> **WRITTEN INSTRUCTION**
Copy only this: the line containing "Convert this chart", the line containing "import * as", and every line between them, exactly as written.

> **RECORD EXTRACTS**
=======
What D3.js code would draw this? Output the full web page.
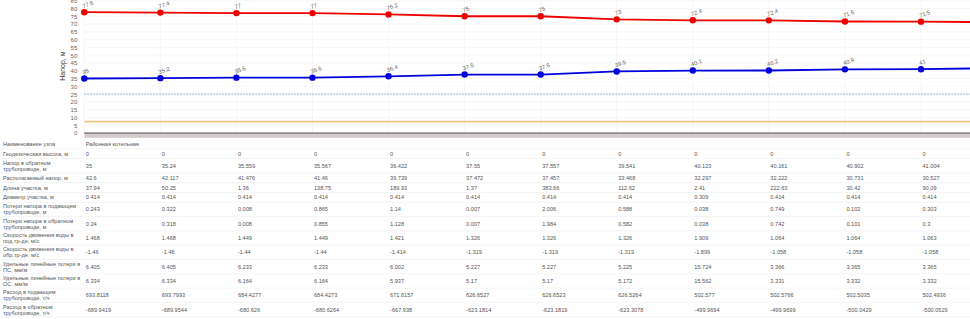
=======
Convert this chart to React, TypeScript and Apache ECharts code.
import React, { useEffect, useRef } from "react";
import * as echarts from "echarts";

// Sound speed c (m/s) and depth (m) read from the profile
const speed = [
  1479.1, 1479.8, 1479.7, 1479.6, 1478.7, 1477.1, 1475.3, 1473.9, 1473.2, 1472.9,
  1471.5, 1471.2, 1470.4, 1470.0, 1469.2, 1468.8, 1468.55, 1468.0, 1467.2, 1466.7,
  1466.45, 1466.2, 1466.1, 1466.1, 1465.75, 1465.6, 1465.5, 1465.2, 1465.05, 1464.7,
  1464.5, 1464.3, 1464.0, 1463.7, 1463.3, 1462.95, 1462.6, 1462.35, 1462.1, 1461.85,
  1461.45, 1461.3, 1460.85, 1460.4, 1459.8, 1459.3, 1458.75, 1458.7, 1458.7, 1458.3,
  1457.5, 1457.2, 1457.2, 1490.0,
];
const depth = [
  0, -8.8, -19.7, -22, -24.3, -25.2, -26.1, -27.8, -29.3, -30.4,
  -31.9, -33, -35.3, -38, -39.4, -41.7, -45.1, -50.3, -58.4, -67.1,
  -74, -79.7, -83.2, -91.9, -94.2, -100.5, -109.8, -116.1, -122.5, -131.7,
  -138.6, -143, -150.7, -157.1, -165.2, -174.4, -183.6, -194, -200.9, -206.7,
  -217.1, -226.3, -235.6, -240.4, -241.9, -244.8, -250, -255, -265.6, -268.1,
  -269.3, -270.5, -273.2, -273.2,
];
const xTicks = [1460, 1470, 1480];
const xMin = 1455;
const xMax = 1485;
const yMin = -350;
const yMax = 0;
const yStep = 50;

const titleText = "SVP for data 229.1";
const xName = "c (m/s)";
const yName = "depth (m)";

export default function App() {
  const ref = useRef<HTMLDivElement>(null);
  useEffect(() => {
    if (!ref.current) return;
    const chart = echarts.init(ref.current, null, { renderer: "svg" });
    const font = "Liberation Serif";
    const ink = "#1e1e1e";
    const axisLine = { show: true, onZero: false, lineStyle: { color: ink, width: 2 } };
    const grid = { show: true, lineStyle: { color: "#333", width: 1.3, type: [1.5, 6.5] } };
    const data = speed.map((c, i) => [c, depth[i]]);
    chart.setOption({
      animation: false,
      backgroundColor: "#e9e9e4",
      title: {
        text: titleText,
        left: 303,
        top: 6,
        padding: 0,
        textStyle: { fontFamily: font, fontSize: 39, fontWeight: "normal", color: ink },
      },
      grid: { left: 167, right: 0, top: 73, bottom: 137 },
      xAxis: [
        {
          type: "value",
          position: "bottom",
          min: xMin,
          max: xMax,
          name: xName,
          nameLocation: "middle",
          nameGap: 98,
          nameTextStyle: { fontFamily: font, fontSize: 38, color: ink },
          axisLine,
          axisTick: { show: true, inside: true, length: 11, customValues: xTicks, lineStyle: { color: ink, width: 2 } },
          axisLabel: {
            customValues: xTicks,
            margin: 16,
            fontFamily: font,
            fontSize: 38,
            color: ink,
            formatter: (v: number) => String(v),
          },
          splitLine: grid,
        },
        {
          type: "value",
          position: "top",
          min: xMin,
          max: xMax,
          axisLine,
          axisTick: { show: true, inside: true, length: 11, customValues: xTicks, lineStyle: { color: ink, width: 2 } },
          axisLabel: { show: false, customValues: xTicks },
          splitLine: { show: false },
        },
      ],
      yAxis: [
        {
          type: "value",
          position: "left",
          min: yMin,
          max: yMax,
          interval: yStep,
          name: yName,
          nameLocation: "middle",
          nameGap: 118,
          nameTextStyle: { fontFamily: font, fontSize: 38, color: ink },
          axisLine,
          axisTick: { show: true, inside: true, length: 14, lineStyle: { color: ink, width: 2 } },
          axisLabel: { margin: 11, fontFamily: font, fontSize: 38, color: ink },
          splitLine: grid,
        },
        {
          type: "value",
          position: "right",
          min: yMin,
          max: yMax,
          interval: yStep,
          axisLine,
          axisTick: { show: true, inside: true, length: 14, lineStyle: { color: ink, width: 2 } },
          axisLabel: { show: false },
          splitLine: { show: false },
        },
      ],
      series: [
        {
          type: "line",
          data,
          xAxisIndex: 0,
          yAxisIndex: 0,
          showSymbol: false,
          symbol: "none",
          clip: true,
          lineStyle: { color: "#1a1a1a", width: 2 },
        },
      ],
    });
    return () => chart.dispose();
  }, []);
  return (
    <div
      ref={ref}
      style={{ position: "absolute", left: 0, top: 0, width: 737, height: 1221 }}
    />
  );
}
=======
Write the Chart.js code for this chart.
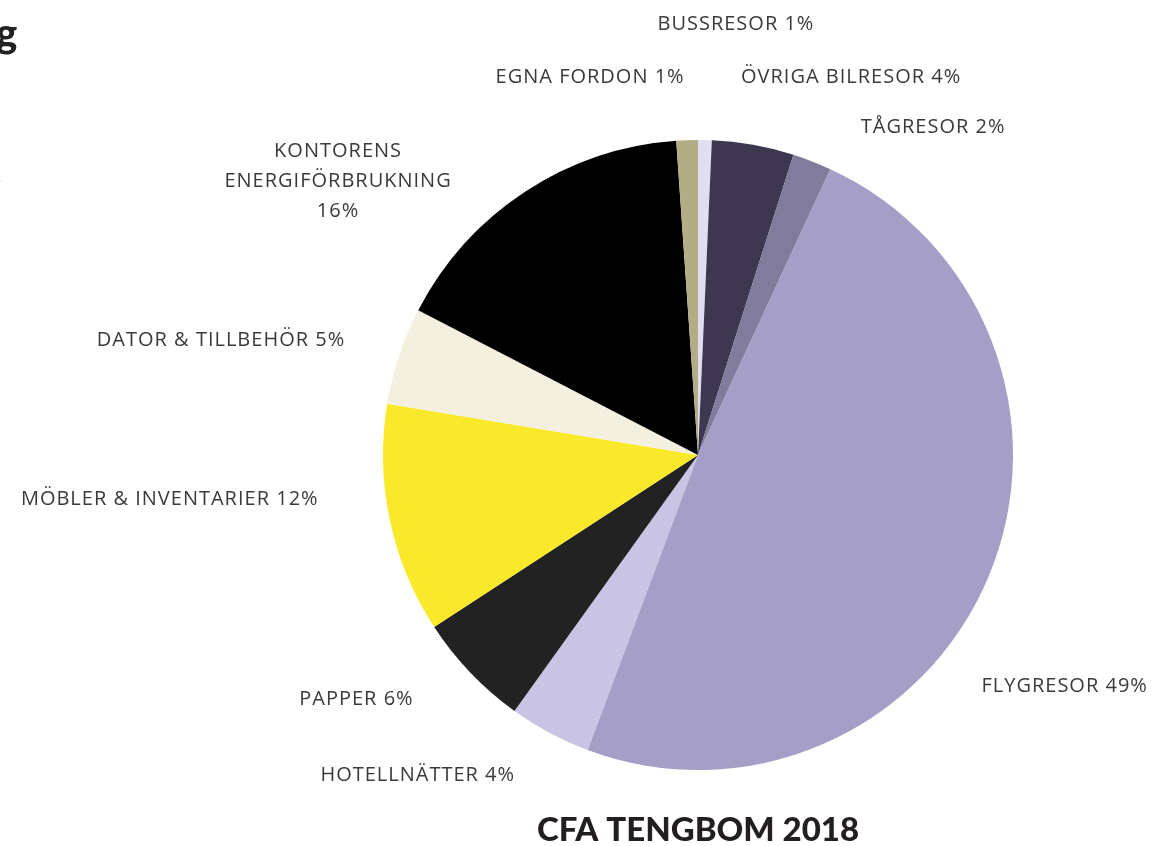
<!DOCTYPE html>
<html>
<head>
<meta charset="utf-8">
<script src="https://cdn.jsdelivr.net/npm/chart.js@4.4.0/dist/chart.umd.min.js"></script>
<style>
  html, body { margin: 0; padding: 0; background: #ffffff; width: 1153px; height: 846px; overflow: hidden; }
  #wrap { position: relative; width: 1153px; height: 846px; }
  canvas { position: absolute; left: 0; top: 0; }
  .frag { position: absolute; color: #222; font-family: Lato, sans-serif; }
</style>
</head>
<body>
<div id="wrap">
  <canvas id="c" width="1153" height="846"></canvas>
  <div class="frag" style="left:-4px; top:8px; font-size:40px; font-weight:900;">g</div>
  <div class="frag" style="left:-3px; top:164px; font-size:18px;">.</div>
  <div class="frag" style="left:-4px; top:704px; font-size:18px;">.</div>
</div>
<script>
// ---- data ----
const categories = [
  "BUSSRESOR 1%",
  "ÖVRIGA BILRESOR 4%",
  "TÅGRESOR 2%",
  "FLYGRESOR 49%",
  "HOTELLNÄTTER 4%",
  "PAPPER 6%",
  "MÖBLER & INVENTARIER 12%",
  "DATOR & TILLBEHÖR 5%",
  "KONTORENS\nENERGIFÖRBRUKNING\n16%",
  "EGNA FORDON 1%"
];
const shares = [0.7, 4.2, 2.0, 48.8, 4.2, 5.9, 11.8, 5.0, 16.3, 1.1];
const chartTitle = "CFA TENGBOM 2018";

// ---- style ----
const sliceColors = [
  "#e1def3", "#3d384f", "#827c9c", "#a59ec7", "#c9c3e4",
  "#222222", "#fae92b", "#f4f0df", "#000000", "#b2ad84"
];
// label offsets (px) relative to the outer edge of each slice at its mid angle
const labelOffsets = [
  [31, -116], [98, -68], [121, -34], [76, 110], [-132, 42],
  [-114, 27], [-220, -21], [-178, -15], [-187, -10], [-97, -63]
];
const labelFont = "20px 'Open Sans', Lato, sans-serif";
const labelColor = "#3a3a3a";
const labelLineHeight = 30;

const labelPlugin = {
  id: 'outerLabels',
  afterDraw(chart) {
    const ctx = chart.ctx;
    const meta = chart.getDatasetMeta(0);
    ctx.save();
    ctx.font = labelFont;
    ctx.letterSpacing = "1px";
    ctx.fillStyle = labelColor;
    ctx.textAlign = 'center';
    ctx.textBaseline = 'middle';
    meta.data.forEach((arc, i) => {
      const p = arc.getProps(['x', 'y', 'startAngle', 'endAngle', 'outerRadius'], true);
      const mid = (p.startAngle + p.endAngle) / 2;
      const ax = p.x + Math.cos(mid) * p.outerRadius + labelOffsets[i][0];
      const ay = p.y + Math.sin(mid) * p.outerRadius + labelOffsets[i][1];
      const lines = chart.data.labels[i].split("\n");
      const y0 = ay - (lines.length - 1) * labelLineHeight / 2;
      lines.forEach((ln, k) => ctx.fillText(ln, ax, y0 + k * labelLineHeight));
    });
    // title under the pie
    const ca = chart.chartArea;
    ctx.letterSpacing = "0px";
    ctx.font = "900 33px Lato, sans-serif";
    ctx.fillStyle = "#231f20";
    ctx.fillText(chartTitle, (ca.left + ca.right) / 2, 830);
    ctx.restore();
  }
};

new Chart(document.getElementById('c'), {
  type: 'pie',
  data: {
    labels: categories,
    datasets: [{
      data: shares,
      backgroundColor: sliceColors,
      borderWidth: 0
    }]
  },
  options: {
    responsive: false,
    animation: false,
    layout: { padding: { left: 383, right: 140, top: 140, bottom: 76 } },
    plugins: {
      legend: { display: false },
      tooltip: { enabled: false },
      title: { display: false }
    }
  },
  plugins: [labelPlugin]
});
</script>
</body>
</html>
=======
> **COMPLETE RESPONSE**
Convert this chart to React, TypeScript and Apache ECharts code.
import React, { useEffect, useRef } from "react";
import * as echarts from "echarts";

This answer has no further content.